Like a gem, hidden in a corner of a city, a forgotten corner in a forgotten city, somewhere, a far corner at a border of our collective memory.
Like a gem, after long years of dark solitude, unearthed by accident, happened upon by chance, by a man with a grand plan in search of making a grand statement.
We all live on a map full of crosses. With every cross a treasure. Crosses in invisible ink. But one knows the trick with the match and the lemon juice, one has seen it so many times before.
It can happen sometimes, yes, it does occur; when one takes a wrong exit, or one rummages about, in a pocket or a bag, searching for a lighter or a smoke. It can occur to, instead, find a gem, a ruby no less, as big as a dream.
Who dreams up these things? I wonder who creates the concept, who pushes the idea, to install marble statues, to hang canvasses, to place ceramic artifacts in and all around … I shit you not…a swimming pool!
But here we stand. Well aware by now that there still are gems to be found on these fertile grounds. Did we not uncover architectural beauty in the middle of Lille? Did we not find a worthy subsidiary of the Louvre in a dump called Lens and do we now not stand, mesmerized, in front of a splendid art deco swimming pool in the middle of godforsaken Roubaix, (NOT the French word for Ruby.)

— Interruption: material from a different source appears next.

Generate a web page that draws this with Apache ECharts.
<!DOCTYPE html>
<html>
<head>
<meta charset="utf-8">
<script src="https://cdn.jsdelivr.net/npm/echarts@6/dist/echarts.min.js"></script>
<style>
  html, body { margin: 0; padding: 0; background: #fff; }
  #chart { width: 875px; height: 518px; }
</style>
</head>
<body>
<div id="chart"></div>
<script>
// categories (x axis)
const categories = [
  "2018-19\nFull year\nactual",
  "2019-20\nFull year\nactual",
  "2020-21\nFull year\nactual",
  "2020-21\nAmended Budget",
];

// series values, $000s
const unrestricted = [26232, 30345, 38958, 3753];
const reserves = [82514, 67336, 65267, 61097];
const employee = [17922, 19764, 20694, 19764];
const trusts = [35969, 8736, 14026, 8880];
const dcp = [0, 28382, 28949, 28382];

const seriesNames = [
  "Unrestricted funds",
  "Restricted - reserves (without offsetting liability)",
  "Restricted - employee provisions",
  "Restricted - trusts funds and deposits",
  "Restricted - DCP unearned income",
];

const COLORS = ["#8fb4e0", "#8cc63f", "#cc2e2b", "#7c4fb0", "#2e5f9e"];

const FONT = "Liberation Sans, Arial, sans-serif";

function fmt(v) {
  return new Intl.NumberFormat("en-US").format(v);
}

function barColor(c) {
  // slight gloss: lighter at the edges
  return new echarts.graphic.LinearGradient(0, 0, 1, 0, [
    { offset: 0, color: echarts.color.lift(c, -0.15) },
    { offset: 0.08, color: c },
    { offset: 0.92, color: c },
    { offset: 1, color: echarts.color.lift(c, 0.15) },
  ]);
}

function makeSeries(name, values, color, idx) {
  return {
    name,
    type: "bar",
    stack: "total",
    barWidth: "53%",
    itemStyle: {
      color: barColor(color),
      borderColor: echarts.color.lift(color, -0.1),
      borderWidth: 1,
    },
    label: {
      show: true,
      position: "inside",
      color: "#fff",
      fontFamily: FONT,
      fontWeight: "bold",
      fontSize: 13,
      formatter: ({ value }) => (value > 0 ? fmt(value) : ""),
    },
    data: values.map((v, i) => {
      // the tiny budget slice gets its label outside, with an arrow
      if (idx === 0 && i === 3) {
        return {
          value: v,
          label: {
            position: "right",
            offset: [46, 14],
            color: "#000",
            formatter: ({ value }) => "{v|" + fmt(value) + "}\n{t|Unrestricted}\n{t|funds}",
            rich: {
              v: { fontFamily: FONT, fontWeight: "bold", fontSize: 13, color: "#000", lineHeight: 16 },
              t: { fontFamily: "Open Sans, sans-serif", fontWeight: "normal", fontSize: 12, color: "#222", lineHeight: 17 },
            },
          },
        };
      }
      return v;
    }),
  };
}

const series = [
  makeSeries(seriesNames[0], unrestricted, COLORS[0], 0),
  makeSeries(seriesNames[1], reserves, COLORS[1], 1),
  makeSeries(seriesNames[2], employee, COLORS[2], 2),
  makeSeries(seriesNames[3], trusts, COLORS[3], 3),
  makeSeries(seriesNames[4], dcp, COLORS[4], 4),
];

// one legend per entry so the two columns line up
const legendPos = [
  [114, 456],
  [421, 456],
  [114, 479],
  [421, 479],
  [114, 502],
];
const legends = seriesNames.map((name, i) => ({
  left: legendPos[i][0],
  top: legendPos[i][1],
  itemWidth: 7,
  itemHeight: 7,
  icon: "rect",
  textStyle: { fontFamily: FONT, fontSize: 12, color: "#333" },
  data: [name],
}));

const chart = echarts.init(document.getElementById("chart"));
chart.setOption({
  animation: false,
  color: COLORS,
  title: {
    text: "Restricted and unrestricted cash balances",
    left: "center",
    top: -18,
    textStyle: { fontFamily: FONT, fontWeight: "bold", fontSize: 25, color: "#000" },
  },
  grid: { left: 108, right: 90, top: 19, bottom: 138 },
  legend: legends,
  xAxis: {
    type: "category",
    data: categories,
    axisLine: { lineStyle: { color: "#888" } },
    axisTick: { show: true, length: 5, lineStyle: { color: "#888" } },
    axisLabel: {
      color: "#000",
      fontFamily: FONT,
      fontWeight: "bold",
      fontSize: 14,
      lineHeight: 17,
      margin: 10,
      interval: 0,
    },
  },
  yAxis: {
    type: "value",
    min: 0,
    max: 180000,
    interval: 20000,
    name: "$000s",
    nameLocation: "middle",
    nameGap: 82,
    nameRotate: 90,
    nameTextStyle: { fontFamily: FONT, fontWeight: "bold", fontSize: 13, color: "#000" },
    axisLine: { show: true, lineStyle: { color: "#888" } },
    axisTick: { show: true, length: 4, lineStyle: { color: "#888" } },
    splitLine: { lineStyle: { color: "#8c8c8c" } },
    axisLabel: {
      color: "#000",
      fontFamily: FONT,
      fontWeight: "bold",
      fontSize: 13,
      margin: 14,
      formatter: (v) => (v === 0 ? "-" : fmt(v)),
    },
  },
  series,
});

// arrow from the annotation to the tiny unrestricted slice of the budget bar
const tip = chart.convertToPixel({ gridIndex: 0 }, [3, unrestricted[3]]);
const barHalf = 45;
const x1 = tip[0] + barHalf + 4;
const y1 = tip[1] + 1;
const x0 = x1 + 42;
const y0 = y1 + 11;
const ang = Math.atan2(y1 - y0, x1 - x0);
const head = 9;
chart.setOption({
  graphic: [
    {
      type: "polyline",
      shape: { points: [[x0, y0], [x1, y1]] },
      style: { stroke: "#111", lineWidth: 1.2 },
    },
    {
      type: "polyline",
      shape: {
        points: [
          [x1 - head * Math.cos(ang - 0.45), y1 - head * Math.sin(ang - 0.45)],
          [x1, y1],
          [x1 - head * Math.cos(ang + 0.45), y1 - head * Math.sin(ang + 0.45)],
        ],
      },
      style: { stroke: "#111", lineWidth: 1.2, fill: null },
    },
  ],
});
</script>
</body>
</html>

Grown men wearing diapers, that’s what the wall high picture at the entrance shows. That’s what swimpies looked like in those days. No women in the picture, how quaint.
The only way to enter the communal swimming pool is, should it surprise? – through the shower cabins! While stepping in we find ourselves into a brightly illuminated room and we cringe our eyes at the two huge semi circle stained glass windows on either side. Like a hallucination, their water reflection mirrors them back into perfect glimmering full wheels of light. What harmony, what symmetry, what warming charming atmosphere breaths this place as one admires the imposing statues, separated in camps, facing each other, as in a stand off, from opposite sides of the pool. Chiseled and crafted by hands that toiled away in very different places and ages, here they are, as if it had to be, as if their final destiny had always been, to find rest and eternity in the cool calm beside the pool. (Running and diving are not permitted)
Roubaix, la piscine, is one of these rare and gentile places, where one wants to find a corner and just sit and listen to how the glazed tiles speak to the ceramic vases. Hear how their conversations echo voices from times gone by. Hear them bounce off the gleaming walls and make ripples over the waiting water front.
I thank you, genius masterminds, who transformed a swimming pool into a museum. You have created a micro cosmos and let it gravitate around the unsuspecting visitor. Once, here, in Roubaix, there was just a pool, where men dressed in swimsuits that looked like pampers and women were nowhere to be found.